O Julio é um amigo e produtor muito especial na minha vida e carreira. Em 2005, eu era uma jovem 1ª assistente de direção que, entre um filme e outro, fazia análises técnicas para complementar o salário. Havia acabado de entregar para ele uma análise técnica que ele havia me encomendado. Dias depois, ele me ligou dizendo que o diretor não poderia mais fazer o filme e me perguntou se eu não gostaria de dirigir. Tentei dissuadi-lo, dizendo que não era fã do roteiro, e ele me deu carta branca para contar a mesma história principal da maneira que eu quisesse. Quem resistiria a isso?! Ele é o tipo de produtor que, se você apresentar um bom roteiro, vai abrir as portas e embarcar com você na busca por realizar o projeto. E o que mais admiro nele é sua crença no potencial dos jovens artistas. Se hoje sou diretora, é porque ele me deu minha primeira oportunidade em um filme de que me orgulho muito: "Sem Controle". Desde então, nossa amizade e parceria se fortaleceu, especialmente com a série de filmes "S.O.S. Mulheres ao Mar". Retomar a parceria no "Viva a Vida", depois de tantos anos, só fortalece nossos laços de amizade.

Você é hoje uma das diretoras brasileiras de maior bilheteria em nosso audiovisual. De que maneira você avalia a força desse seu sucesso para a consolidação de novos espaços para as mulheres na direção?

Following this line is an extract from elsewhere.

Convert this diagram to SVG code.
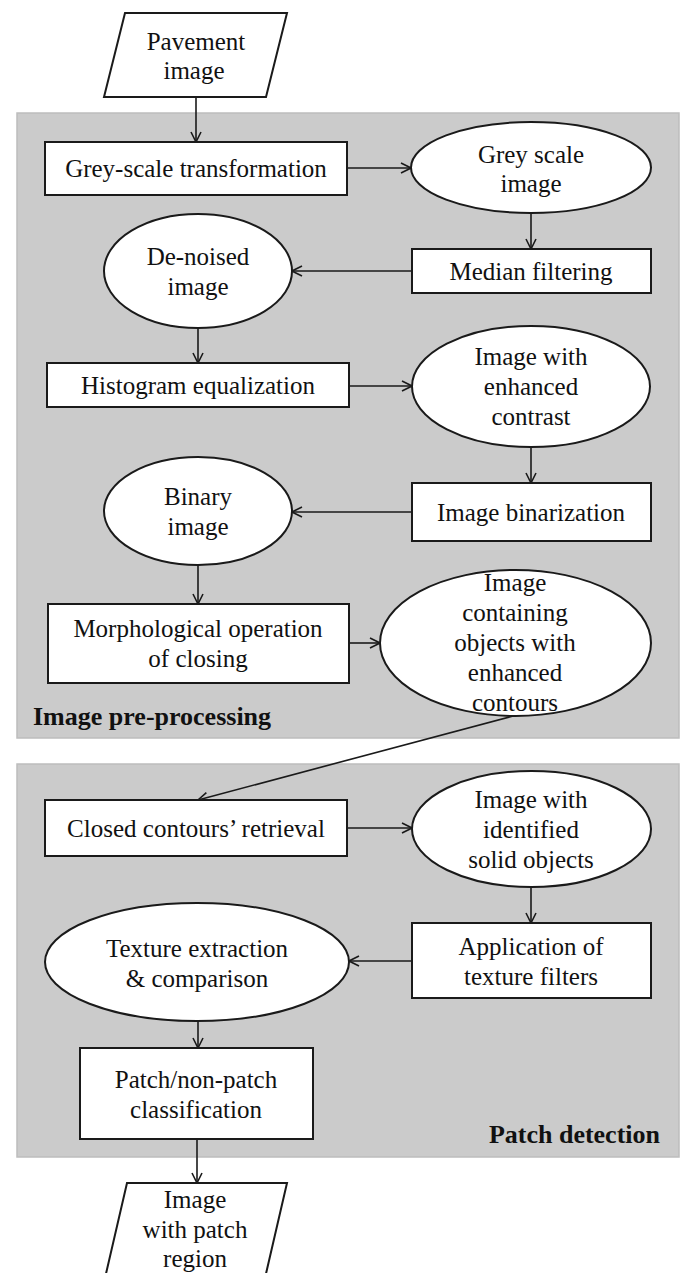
<svg xmlns="http://www.w3.org/2000/svg" width="681" height="1273" viewBox="0 0 681 1273">
<defs>
<style>
.panel{fill:#cbcbcb;stroke:#bdbdbd;stroke-width:1.5}
.node{fill:#ffffff;stroke:#1a1a1a;stroke-width:2}
.t{font-family:"Liberation Serif","Times New Roman",serif;font-size:25px;fill:#111;text-anchor:middle}
.title{font-family:"Liberation Serif","Times New Roman",serif;font-size:26px;font-weight:bold;fill:#111}
.c{fill:none;stroke:#1a1a1a;stroke-width:1.6}
</style>
<marker id="arr" viewBox="0 0 12 12" refX="11" refY="6" markerWidth="12" markerHeight="12" markerUnits="userSpaceOnUse" orient="auto">
<path d="M1,1 L11,6 L1,11" fill="none" stroke="#1a1a1a" stroke-width="1.6"/>
</marker>
</defs>
<rect width="681" height="1273" fill="#ffffff"/>
<g id="panel-preprocessing">
<rect class="panel" x="17" y="113" width="662" height="625"/>
<text class="title" x="33" y="725">Image pre-processing</text>
</g>
<g id="panel-patch">
<rect class="panel" x="17" y="764" width="662" height="393"/>
<text class="title" x="660" y="1143" text-anchor="end">Patch detection</text>
</g>
<g id="connectors">
<line class="c" x1="196" y1="97" x2="196" y2="142" marker-end="url(#arr)"/>
<line class="c" x1="347" y1="168" x2="411" y2="168" marker-end="url(#arr)"/>
<line class="c" x1="531" y1="213" x2="531" y2="249" marker-end="url(#arr)"/>
<line class="c" x1="412" y1="271" x2="292" y2="271" marker-end="url(#arr)"/>
<line class="c" x1="198" y1="328" x2="198" y2="363" marker-end="url(#arr)"/>
<line class="c" x1="349" y1="386" x2="412" y2="386" marker-end="url(#arr)"/>
<line class="c" x1="531" y1="447" x2="531" y2="483" marker-end="url(#arr)"/>
<line class="c" x1="412" y1="512" x2="292" y2="512" marker-end="url(#arr)"/>
<line class="c" x1="198" y1="565" x2="198" y2="604" marker-end="url(#arr)"/>
<line class="c" x1="349" y1="643" x2="380" y2="643" marker-end="url(#arr)"/>
<line class="c" x1="513" y1="716" x2="198" y2="800" marker-end="url(#arr)"/>
<line class="c" x1="347" y1="828" x2="412" y2="828" marker-end="url(#arr)"/>
<line class="c" x1="531" y1="887" x2="531" y2="923" marker-end="url(#arr)"/>
<line class="c" x1="412" y1="961" x2="349" y2="961" marker-end="url(#arr)"/>
<line class="c" x1="198" y1="1021" x2="198" y2="1048" marker-end="url(#arr)"/>
<line class="c" x1="197" y1="1139" x2="197" y2="1183" marker-end="url(#arr)"/>
</g>
<g id="pavement-image">
<polygon class="node" points="125,13 287,13 266,97 104,97"/>
<text class="t" x="196" y="50">Pavement</text>
<text class="t" x="194" y="79">image</text>
</g>
<g id="grey-scale-transformation">
<rect class="node" x="45" y="142" width="302" height="53"/>
<text class="t" x="196" y="177">Grey-scale transformation</text>
</g>
<g id="grey-scale-image">
<ellipse class="node" cx="531" cy="167.5" rx="120" ry="45.5"/>
<text class="t" x="531" y="163">Grey scale</text>
<text class="t" x="531" y="192">image</text>
</g>
<g id="median-filtering">
<rect class="node" x="412" y="249" width="239" height="44"/>
<text class="t" x="531" y="280">Median filtering</text>
</g>
<g id="de-noised-image">
<ellipse class="node" cx="198" cy="271" rx="94" ry="57"/>
<text class="t" x="198" y="265">De-noised</text>
<text class="t" x="198" y="295">image</text>
</g>
<g id="histogram-equalization">
<rect class="node" x="47" y="363" width="302" height="44"/>
<text class="t" x="198" y="394">Histogram equalization</text>
</g>
<g id="enhanced-contrast">
<ellipse class="node" cx="531" cy="386.5" rx="119" ry="60.5"/>
<text class="t" x="531" y="365">Image with</text>
<text class="t" x="531" y="395">enhanced</text>
<text class="t" x="531" y="425">contrast</text>
</g>
<g id="image-binarization">
<rect class="node" x="412" y="483" width="239" height="58"/>
<text class="t" x="531" y="521">Image binarization</text>
</g>
<g id="binary-image">
<ellipse class="node" cx="198" cy="511" rx="94" ry="54"/>
<text class="t" x="198" y="505">Binary</text>
<text class="t" x="198" y="535">image</text>
</g>
<g id="morphological-closing">
<rect class="node" x="48" y="604" width="301" height="79"/>
<text class="t" x="198" y="637">Morphological operation</text>
<text class="t" x="198" y="667">of closing</text>
</g>
<g id="enhanced-contours">
<ellipse class="node" cx="515.5" cy="643" rx="135.5" ry="73"/>
<text class="t" x="515" y="591">Image</text>
<text class="t" x="515" y="621">containing</text>
<text class="t" x="515" y="651">objects with</text>
<text class="t" x="515" y="681">enhanced</text>
<text class="t" x="515" y="711">contours</text>
</g>
<g id="closed-contours-retrieval">
<rect class="node" x="45" y="800" width="302" height="56"/>
<text class="t" x="196" y="837">Closed contours’ retrieval</text>
</g>
<g id="identified-solid-objects">
<ellipse class="node" cx="531.5" cy="829" rx="119.5" ry="58"/>
<text class="t" x="531" y="808">Image with</text>
<text class="t" x="531" y="838">identified</text>
<text class="t" x="531" y="868">solid objects</text>
</g>
<g id="texture-filters">
<rect class="node" x="412" y="923" width="239" height="75"/>
<text class="t" x="531" y="955">Application of</text>
<text class="t" x="531" y="985">texture filters</text>
</g>
<g id="texture-extraction">
<ellipse class="node" cx="197" cy="962" rx="152" ry="59"/>
<text class="t" x="197" y="957">Texture extraction</text>
<text class="t" x="197" y="987">&amp; comparison</text>
</g>
<g id="patch-classification">
<rect class="node" x="80" y="1048" width="233" height="91"/>
<text class="t" x="196" y="1088">Patch/non-patch</text>
<text class="t" x="196" y="1118">classification</text>
</g>
<g id="patch-region-image">
<polygon class="node" points="127,1183 287,1183 265,1278 105,1278"/>
<text class="t" x="195" y="1208">Image</text>
<text class="t" x="195" y="1238">with patch</text>
<text class="t" x="195" y="1267">region</text>
</g>
</svg>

O sucesso de filmes de alta bilheteira demonstra que longas dirigidos por mulheres podem ter um grande impacto e alcançar um amplo público. No entanto, a grande bilheteira não é a única forma de ressaltar o talento e o potencial feminino na direção. É essencial acreditar que podemos fazer nosso trabalho sem impedimentos preconceitos. Na minha carreira, trabalhei com muitas mulheres que me inspiraram e ajudaram a ampliar minha visão como artista. Poder fazer parte dessa engrenagem de um efeito cascata positivo, ampliando oportunidades e promovendo maior diversidade no campo da direção, muito me orgulha.